Thanks again for sharing your work…download took a little over a minute…cable good…dial up aol-bad…I’ll never go back, you can’t make me!

Re: Unicycle history and technology

What is the date of the earlies patent you collected?

A fellow by the name of Charles Meinert (cwmcycle@nycap.rr.com) wrote an article in the Wheelmen, Nov 95 titled “One Wheeled Wonders” based on a collection of U.S. patents on monocycles/one wheel velocipedes/unicycles from 1869 - 1912. Nick Clayton followed up with an article called “European One Wheeled Wonders” based on patents from Europe (mostly England).

Coincidentally, I just got these articles in the mail yesterday. In the U.S, at least, the majority of the early patents were for monocycles with a center position, i.e. the rider sitting inside the wheel. Seems that the early thinking was that these would be the most rideable. On even came with an attachment for fitting an umbrella.

Raphael Lasar
Matawan, NJ

Re: Re: Unicycle history and technology

2nd march 1869 pat#87355 appears to be the earliest reference to one wheeled fun in the USPTO.

It does seem that monocycles were more patented, but I wouldn’t say that this proves that they were more popular. To patent something [afaik] requires it to be unique in some way - hence you won’t find a “normal” unicycle in this collection. There are lots of almost normal ones tho’ :slight_smile: The closest one to a simple unicycle is the original patent for what appears to be an early Schwinn design [1963 pat#3083036] but once again this is “novel” in it’s approach.

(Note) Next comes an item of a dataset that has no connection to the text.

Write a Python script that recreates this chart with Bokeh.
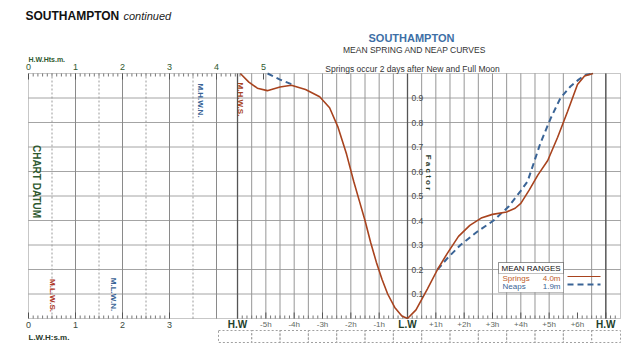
import math
from bokeh.plotting import figure
from bokeh.models import Range1d, Label, BoxAnnotation
from bokeh.core.properties import value
from bokeh.embed import file_html
from bokeh.resources import INLINE

# ---------------- data (hours relative to Low Water, height factor) ----------------
springs_hours = [-5.9, -5.6, -5.3, -4.95, -4.5, -4.1, -3.6, -3.1, -2.75, -2.45, -2.15, -1.9,
                 -1.7, -1.5, -1.3, -1.1, -0.9, -0.7, -0.45, -0.2, 0.0, 0.3, 0.7, 1.06, 1.4,
                 1.8, 2.2, 2.6, 3.0, 3.5, 3.8, 4.0, 4.3, 4.6, 4.95, 5.3, 5.65, 6.0, 6.25, 6.55]
springs_factor = [1.0, 0.965, 0.94, 0.93, 0.945, 0.952, 0.935, 0.905, 0.86, 0.78, 0.67, 0.56,
                  0.48, 0.40, 0.31, 0.23, 0.16, 0.10, 0.045, 0.01, 0.0, 0.035, 0.12, 0.2, 0.265,
                  0.335, 0.38, 0.41, 0.425, 0.435, 0.45, 0.47, 0.525, 0.585, 0.645, 0.74, 0.845,
                  0.955, 0.99, 1.0]
neaps_hours_before = [-4.94, -4.5, -4.06]
neaps_factor_before = [1.0, 0.975, 0.955]
neaps_hours_after = [1.06, 1.4, 1.87, 2.47, 3.04, 3.57, 3.99, 4.24, 4.69, 5.05, 5.4, 5.75,
                     6.04, 6.3, 6.55]
neaps_factor_after = [0.2, 0.245, 0.30, 0.355, 0.40, 0.457, 0.52, 0.56, 0.715, 0.816, 0.9,
                      0.947, 0.975, 0.995, 1.0]

mean_range_springs = 4.0
mean_range_neaps = 1.9
MHWS, MHWN, MLWN, MLWS = 4.5, 3.7, 1.8, 0.5

factor_ticks = [0.1, 0.2, 0.3, 0.4, 0.5, 0.6, 0.7, 0.8, 0.9]
hour_ticks = [-6, -5, -4, -3, -2, -1, 0, 1, 2, 3, 4, 5, 6, 7]
hour_labels = ["H.W", "-5h", "-4h", "-3h", "-2h", "-1h", "L.W",
               "+1h", "+2h", "+3h", "+4h", "+5h", "+6h", "H.W"]
hw_height_ticks = [0, 1, 2, 3, 4, 5]
lw_height_ticks = [0, 1, 2, 3]

# ---------------- layout constants (pixels of the 640x352 page) ----------------
W, H = 640, 352
FL, FR, FT, FB = 28, 620, 73, 318
LW_PX = 407
PX_PER_H = 28.33
PX_PER_M = 47.0


def px2h(px):
    return (px - LW_PX) / PX_PER_H


def py2f(py):
    return (FB - py) / (FB - FT)


def m2h(m):
    return px2h(FL + m * PX_PER_M)


def dy(px):
    return px / (FB - FT)


FONT = "Liberation Sans"
GREEN = "#2f5a30"
RED = "#a8431e"
BLUE = "#3a6496"

p = figure(width=W, height=H, x_range=Range1d(px2h(0), px2h(W)),
           y_range=Range1d(py2f(H), py2f(0)), x_axis_type=None, y_axis_type=None,
           output_backend="svg", toolbar_location=None, min_border=0)
p.outline_line_color = None
p.grid.visible = False
p.background_fill_color = "white"
p.border_fill_color = "white"

X_L, X_R = px2h(FL), px2h(FR)

# ---------------- grid ----------------
p.segment(x0=[X_L] * len(factor_ticks), x1=[X_R] * len(factor_ticks),
          y0=factor_ticks, y1=factor_ticks, line_color="#a4a4a4", line_width=1)
metre_major = [m2h(m) for m in [1, 2, 3, 4]]
p.segment(x0=metre_major, x1=metre_major, y0=0, y1=1, line_color="#8a8a8a", line_width=1)
metre_half = [m2h(m) for m in [0.5, 1.5, 2.5, 3.5]]
p.segment(x0=metre_half, x1=metre_half, y0=0, y1=1, line_color="#9a9a9a", line_width=1,
          line_dash="2 2")
half_hours = [h / 2 for h in range(-11, 15) if h % 12 != 0]
p.segment(x0=half_hours, x1=half_hours, y0=0, y1=1, line_color="#969696", line_width=1)
key_hours = [-6, 0, 7]
p.segment(x0=key_hours, x1=key_hours, y0=0, y1=1, line_color="#555555", line_width=1.3)

# chart border
p.add_layout(BoxAnnotation(left=X_L, right=X_R, bottom=0, top=1, fill_alpha=0,
                           line_color="#444444", line_width=1))

# ---------------- top ruler: H.W heights (m) ----------------
top_major = [m2h(m) for m in hw_height_ticks]
p.segment(x0=top_major, x1=top_major, y0=1, y1=1 - dy(6), line_color="#555555")
top_minor = [m2h(i / 10) for i in range(1, 46) if i % 10]
p.segment(x0=top_minor, x1=top_minor, y0=1, y1=1 - dy(3), line_color="#777777")
p.text(x=top_major, y=[py2f(66)] * len(top_major), text=[str(m) for m in hw_height_ticks],
       text_font=value(FONT), text_font_size="9px", text_color=GREEN,
       text_align="center", text_baseline="middle")

# ---------------- bottom rulers: L.W heights (m) and hours ----------------
bot_major = [m2h(m) for m in lw_height_ticks] + hour_ticks
p.segment(x0=bot_major, x1=bot_major, y0=0, y1=dy(6), line_color="#555555")
bot_minor = [m2h(i / 10) for i in range(1, 30) if i % 10] + \
            [-6 + i / 6 for i in range(1, 81) if i % 6]
p.segment(x0=bot_minor, x1=bot_minor, y0=0, y1=dy(3), line_color="#777777")
lw_x = [m2h(m) for m in lw_height_ticks]
p.text(x=lw_x, y=[py2f(324)] * len(lw_x), text=[str(m) for m in lw_height_ticks],
       text_font=value(FONT), text_font_size="9px", text_color="#3a4a3e",
       text_align="center", text_baseline="middle")
small_h = [h for h, t in zip(hour_ticks, hour_labels) if t not in ("H.W", "L.W")]
small_t = [t for t in hour_labels if t not in ("H.W", "L.W")]
p.text(x=small_h, y=[py2f(324)] * len(small_h), text=small_t,
       text_font=value(FONT), text_font_size="8px", text_color="#5f6a63",
       text_align="center", text_baseline="middle")
big_h = [h for h, t in zip(hour_ticks, hour_labels) if t in ("H.W", "L.W")]
big_t = [t for t in hour_labels if t in ("H.W", "L.W")]
p.text(x=big_h, y=[py2f(324)] * len(big_h), text=big_t,
       text_font=value(FONT), text_font_size="10px", text_font_style="bold",
       text_color="#22402a", text_align="center", text_baseline="middle")

# row of writing boxes under the time axis
edges = [px2h(218)] + [h + 0.5 for h in hour_ticks[:-1]] + [X_R]
p.quad(left=edges[:-1], right=edges[1:], top=py2f(330), bottom=py2f(342),
       fill_color=None, line_color="#a0a0a0", line_dash="2 2", line_width=1)

# ---------------- curves ----------------
p.line(neaps_hours_before, neaps_factor_before, line_color=BLUE, line_width=2,
       line_dash="6 4")
p.line(neaps_hours_after, neaps_factor_after, line_color=BLUE, line_width=2,
       line_dash="6 4")
p.line(springs_hours, springs_factor, line_color=RED, line_width=1.6)


def lab(x, y, text, size="8px", color="#333333", style="normal", align="left",
        baseline="middle", angle=0.0):
    p.add_layout(Label(x=x, y=y, text=text, text_font=FONT, text_font_size=size,
                       text_color=color, text_font_style=style, text_align=align,
                       text_baseline=baseline, angle=angle))


# ---------------- factor scale labels ----------------
p.text(x=[px2h(411)] * len(factor_ticks), y=factor_ticks,
       text=[f"{f:.1f}" for f in factor_ticks], text_font=value(FONT),
       text_font_size="8.5px", text_color="#4a4a4a", text_align="left",
       text_baseline="middle")
lab(px2h(428), py2f(172), "F a c t o r", size="8px", color="#2a3a2a", style="bold",
    align="center", angle=-math.pi / 2)
lab(m2h(0.17), py2f(181), "CHART DATUM", size="10px", color=GREEN, style="bold",
    align="center", angle=-math.pi / 2)

# mean level labels
lab(m2h(MHWS), py2f(99), "M.H.W.S.", size="8px", color=RED, style="bold",
    align="center", angle=-math.pi / 2)
lab(m2h(MHWN) - 0.06, py2f(100), "M.H.W.N.", size="8px", color=BLUE, style="bold",
    align="center", angle=-math.pi / 2)
lab(m2h(MLWN), py2f(294), "M.L.W.N.", size="8px", color=BLUE, style="bold",
    align="center", angle=-math.pi / 2)
lab(m2h(MLWS), py2f(295), "M.L.W.S.", size="8px", color="#b03a2a", style="bold",
    align="center", angle=-math.pi / 2)

# ---------------- legend (mean ranges) ----------------
p.add_layout(BoxAnnotation(left=px2h(498), right=px2h(563), top=py2f(262), bottom=py2f(292),
                           fill_color="white", fill_alpha=1, line_color="#333333",
                           line_width=1))
p.add_layout(BoxAnnotation(left=px2h(498), right=px2h(563), top=py2f(262), bottom=py2f(273),
                           fill_alpha=0, line_color="#333333", line_width=1))
lab(px2h(501), py2f(267.5), "MEAN RANGES", size="8px", color="#111111")
lab(px2h(502), py2f(278), "Springs", size="8px", color="#c0602a")
lab(px2h(560), py2f(278), f"{mean_range_springs:.1f}m", size="8px", color="#c0602a",
    align="right")
lab(px2h(502), py2f(286), "Neaps", size="8px", color=BLUE)
lab(px2h(560), py2f(286), f"{mean_range_neaps:.1f}m", size="8px", color=BLUE,
    align="right")
p.line([px2h(567), px2h(600)], [py2f(276), py2f(276)], line_color=RED, line_width=1.2)
p.line([px2h(567), px2h(600)], [py2f(284), py2f(284)], line_color=BLUE, line_width=2,
       line_dash="6 4")

# ---------------- titles and outer texts ----------------
lab(px2h(25), py2f(15), "SOUTHAMPTON", size="12px", color="#111111", style="bold")
lab(px2h(123), py2f(15), "continued", size="11px", color="#222222", style="italic")
lab(px2h(411), py2f(37), "SOUTHAMPTON", size="11px", color="#3d6fa6", style="bold",
    align="center")
lab(px2h(414), py2f(49), "MEAN SPRING AND NEAP CURVES", size="8.5px", color="#333333",
    align="center")
lab(px2h(412), py2f(68), "Springs occur 2 days after New and Full Moon", size="8.5px",
    color="#333333", align="center")
lab(px2h(28), py2f(59), "H.W.Hts.m.", size="7px", color=GREEN, style="bold")
lab(px2h(28), py2f(337), "L.W.H:s.m.", size="8px", color="#2a3a2a", style="bold")

open("out.html", "w").write(file_html(p, INLINE))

My interest is in the “one wheeled approach”, I think it’s encourages a certain whimsy while challenging the designer to devise a really innovative solution - I think it’s great that I can ride a simple unicycle down the street while someone else may be designing a “unicycle for operation in water” [pat#5509831]…

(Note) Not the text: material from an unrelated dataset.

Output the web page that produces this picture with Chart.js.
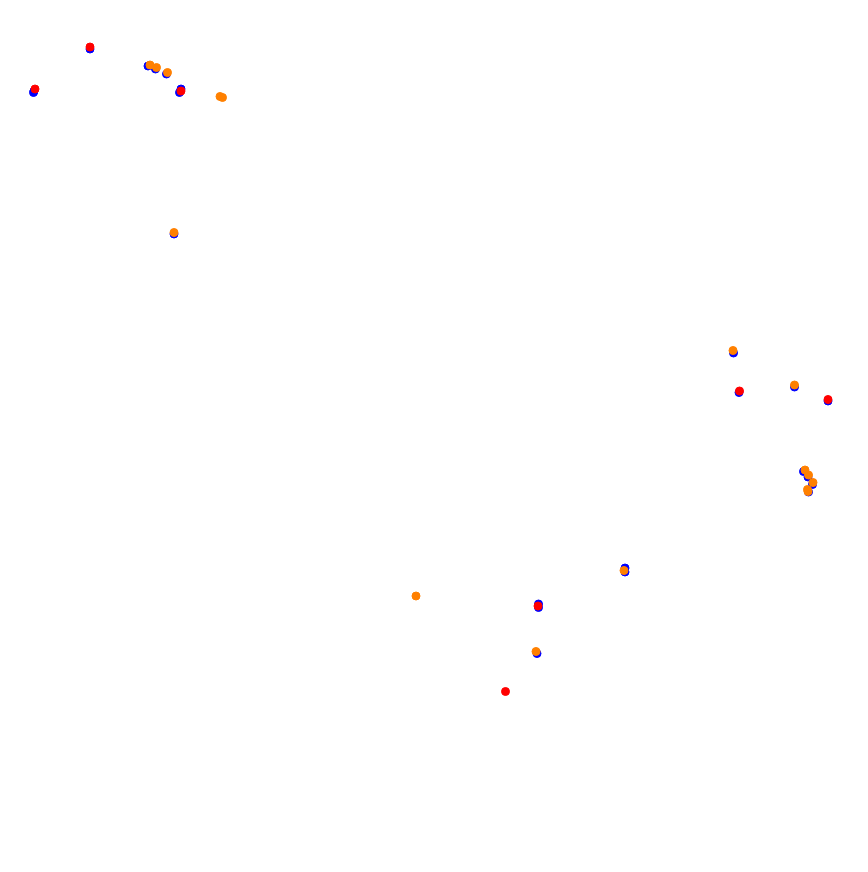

What is lacking here is the “chance invention” of breaking one’s “pennyfathing” so as to “invent” the unicycle [more like an ultimate wheel with handle-bars really] this was not patented [afaik]…

The latest in the collection is for “It” or “Ginger” or “Segway” or whatever you like to call it [March 2002 pat#6367817] and although it is more of a Dicycle [the one that’s in production anyway] it’s very intersting to note the illustration on page 14:

http://tinyurl.com/8bt for the thumbs

yeehaa I’d like to try that!!!

I’m still going through this stuff but if anyone has any more observations I’m certainly keen to hear them.